In an analysis of more than 32,000 CT pulmonary angiograms, the AI triage tool matched radiologist interpretations in 97.8% of cases, while discordant findings highlighted the continued importance of radiologist oversight.


An artificial intelligence (AI) algorithm for pulmonary embolism (PE) detection demonstrated high concordance with radiologist interpretations in a large, real-world study published in Radiology: Artificial Intelligence.

Researchers from Northwell Health analyzed 32,501 CT pulmonary angiograms performed across their integrated healthcare system over an 18‑month period. Overall agreement between the AI tool (AIDOC, Tel Aviv, Israel) and radiologist interpretations was 97.8%. Concordance was higher for negative exams than positive exams (98.18% vs 93.75%), underscoring the algorithm’s strength in helping to rule out PE.

Importantly, the findings also highlight the continued central role of radiologists. Among confirmed PE cases, 15% were correctly identified by radiologists but missed by the AI tool alone, demonstrating the diagnostic value of physician oversight in image interpretation (human-in-the-loop) after AI deployment.

Pulmonary embolism is a life‑threatening cardiovascular condition responsible for 5–10% of in-hospital deaths and more than 300,000 deaths annually in the United States. While several FDA-cleared AI tools are available for PE detection, few large-scale studies have evaluated their performance with a human-in-the-loop adjudication model in real-world clinical practice.

Real-World Use

Within the Northwell Health system, the AI algorithm analyzes CT pulmonary angiograms and flags suspected positive cases to assist radiologists with triage. In this study, researchers compared AI outputs with radiologist interpretations and examined cases where the two disagreed.

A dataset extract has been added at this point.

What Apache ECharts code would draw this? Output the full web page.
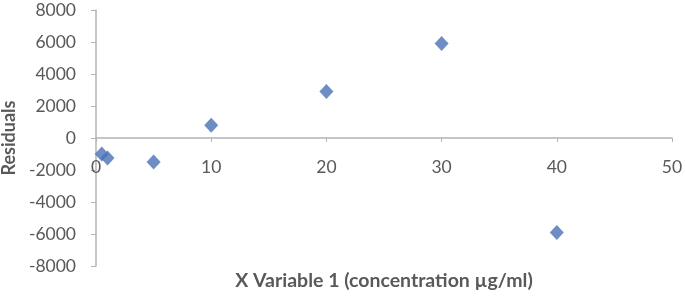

All discordant cases were independently reviewed and adjudicated by expert thoracic radiologists. Adjudication analysis revealed that radiologists were correct in 88.7% of disagreements (638 cases), while AI was correct in 11.3%.

Among discordant cases:

  • The AI result was PE positive, and the radiologist’s was PE negative in 25% of discordant cases; the radiologist’s negative result was correct in 85.6% of these.
  • The AI result was PE negative, and the radiologist’s was PE positive in 75% of discordant cases; radiologists correctly identified PE in 89.8% of these.

“AI-informed radiologists achieved a sensitivity of 99.2% for pulmonary embolism detection. Radiologist-AI agreement was highest for acute and central emboli—the cases associated with the greatest clinical urgency and mortality risk. This suggests the algorithm is most reliable in precisely the clinical scenarios where triage has the greatest potential to impact patient outcomes,” says Shlomit Goldberg-Stein, MD, FACR, professor of radiology and director of AI at the Zucker School of Medicine at Hofstra/Northwell, in a release.  “Ultimately, these results demonstrate that the combined expertise of radiologists with AI offers the best potential to improve PE identification in clinical practice.”

Importance of Radiologist Oversight

While agreement between AI and radiologists was high, Matthew Barish, MD, FACR, professor of radiology and vice chair of radiology informatics at the Zucker School of Medicine at Hofstra/Northwell and CMIO of enterprise imaging at Northwell Health, says that radiologist oversight remained necessary.

“Of all positive cases, 2,733 (>85%) were initially identified by AI and confirmed by radiologists showing the value of AI triage. However, 483 cases (15%) were detected only with radiologist involvement demonstrating the importance of subsequent radiologist review when AI was negative,” says Barish in a release. “Interestingly, in 26 cases AI correctly identified the PE, but this was incorrectly rejected by the initial radiologist but subsequently confirmed by the adjudicator. These findings show the value of AI-triage while also demonstrating the continued role of the radiologist in the clinical pathway.”

Pina C. Sanelli, MD, MPH, FACR, professor of radiology and vice chair of research at the Zucker School of Medicine at Hofstra/Northwell and director of the Harvey L. Neiman Health Policy Institute Policy Research and IMaging Effectiveness (PRIME) Center, adds in a release, “This large-scale evaluation demonstrates that AI achieves high agreement with radiologists in real-world clinical practice, extending beyond controlled investigational settings. However, some diagnoses would have been missed if hospitals had relied on either AI or radiologists alone, underscoring that the best outcomes are achieved when AI and radiologists work together using human-in-the-loop processes. 

“Our structured quality oversight process, including expert adjudication of discrepant cases, ensured diagnostic accuracy during deployment and extending into the post-deployment phase.  We strongly encourage other practices to adopt similar safeguards to gain trust and experience with AI.”